Maybe relevant stack trace fragument:
/ruby/bin/../lib/libruby.so.2.7(sigsegv+0x4b) [0x7faf1e64c0cb] signal.c:946
/lib/x86_64-linux-gnu/libc.so.6(0x7faf1e0f0f10) [0x7faf1e0f0f10]
/ruby/bin/../lib/libruby.so.2.7(imemo_type+0x0) [0x7faf1e6a9b39] vm_insnhelper.c:588
/ruby/bin/../lib/libruby.so.2.7(check_method_entry) vm_insnhelper.c:594
/ruby/bin/../lib/libruby.so.2.7(rb_vm_frame_method_entry) vm_insnhelper.c:618
/ruby/bin/../lib/libruby.so.2.7(rb_profile_frames+0x78) [0x7faf1e6c8308] vm_backtrace.c:1323
/usr/packages/ruby-2.7.6/gems/stackprof-0.2.20/lib/stackprof/stackprof.so(stackprof_buffer_sample+0x68) [0x7faf0edce678] stackprof.c:615
/usr/packages/ruby-2.7.6/gems/stackprof-0.2.20/lib/stackprof/stackprof.so(stackprof_buffer_sample) (null):0
/usr/packages/ruby-2.7.6/gems/stackprof-0.2.20/lib/stackprof/stackprof.so(stackprof_signal_handler+0xcd) [0x7faf0edce8ed] stackprof.c:740
/lib/x86_64-linux-gnu/libc.so.6(0x7faf1e0f0f10) [0x7faf1e0f0f10]
/lib/x86_64-linux-gnu/libpthread.so.0(pthread_cond_timedwait+0x289) [0x7faf1dc83fb9]
Indeed the segfault occurs in the hook of stackprof. I looked at the code around this, but couldn't find any significant difference between 2.7 and 3.0.
I think there may be a garbage VALUE in the VM stack, but I don't recall such a problem. Does anyone have any ideas?
Updated by Eregon (Benoit Daloze) over 1 year ago
- Status changed from Open to Third Party's Issue
I found the bug: https://github.com/tmm1/stackprof/pull/180/files#r951294711
Updated by Eregon (Benoit Daloze) over 1 year ago
i.e., rb_profile_frames is called at a random place and that's not supported on < 3.0.
(TBH even on >= 3.0 I wonder if it's truly supported, it seems pretty dangerous to call rb_profile_frames()/anything not-async-signal-safe from a signal handler)
Updated by ivoanjo (Ivo Anjo) over 1 year ago
As pointed by @Eregon (Benoit Daloze) I planned experimenting with this and raising it at some point -- the change in https://github.com/ruby/ruby/commit/0e276dc458f94d9d79a0f7c7669bde84abe80f21 did reorder things as far as the C source goes, but as far as I see it there really doesn't seem to be anything guaranteeing that the compiler won't reorder the write to ec->cfp with the actual initialization of the structure.

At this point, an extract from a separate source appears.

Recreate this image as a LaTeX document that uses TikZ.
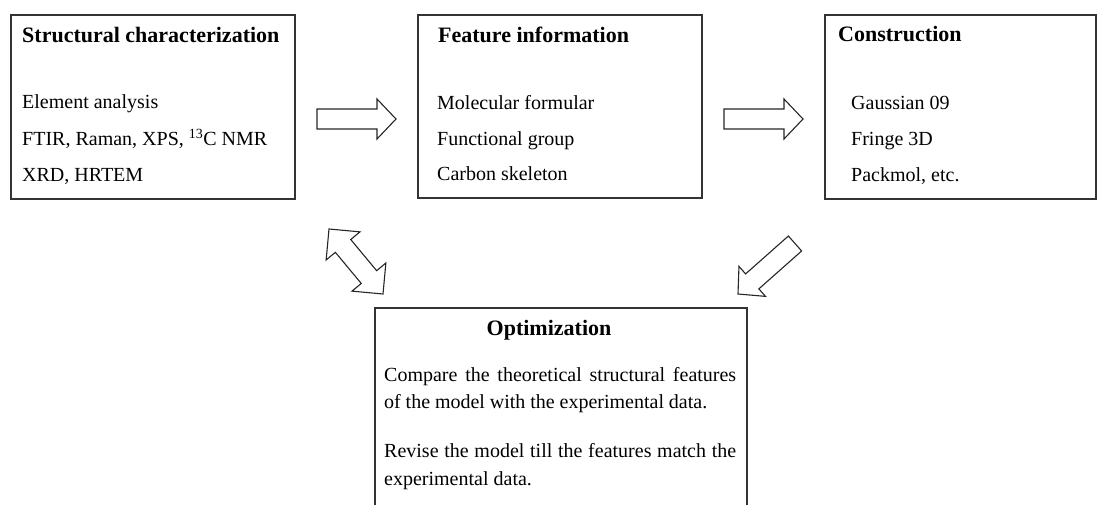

So... yeah this doesn't seem particularly safe at this moment.
(But it would be great if rb_profile_frames could indeed be made async-safe!)
Updated by byroot (Jean Boussier) over 1 year ago
The fix is here: https://github.com/tmm1/stackprof/pull/186 I'll try to get a release soon.
@RubyBugs (A Nonymous) in the meantime I suggest sticking to 0.2.19
.
Updated by tenderlovemaking (Aaron Patterson) over 1 year ago
byroot (Jean Boussier) wrote in #note-8:
The fix is here: https://github.com/tmm1/stackprof/pull/186 I'll try to get a release soon.
@RubyBugs (A Nonymous) in the meantime I suggest sticking to
0.2.19
.
I merged it and shipped 0.2.21. Thanks!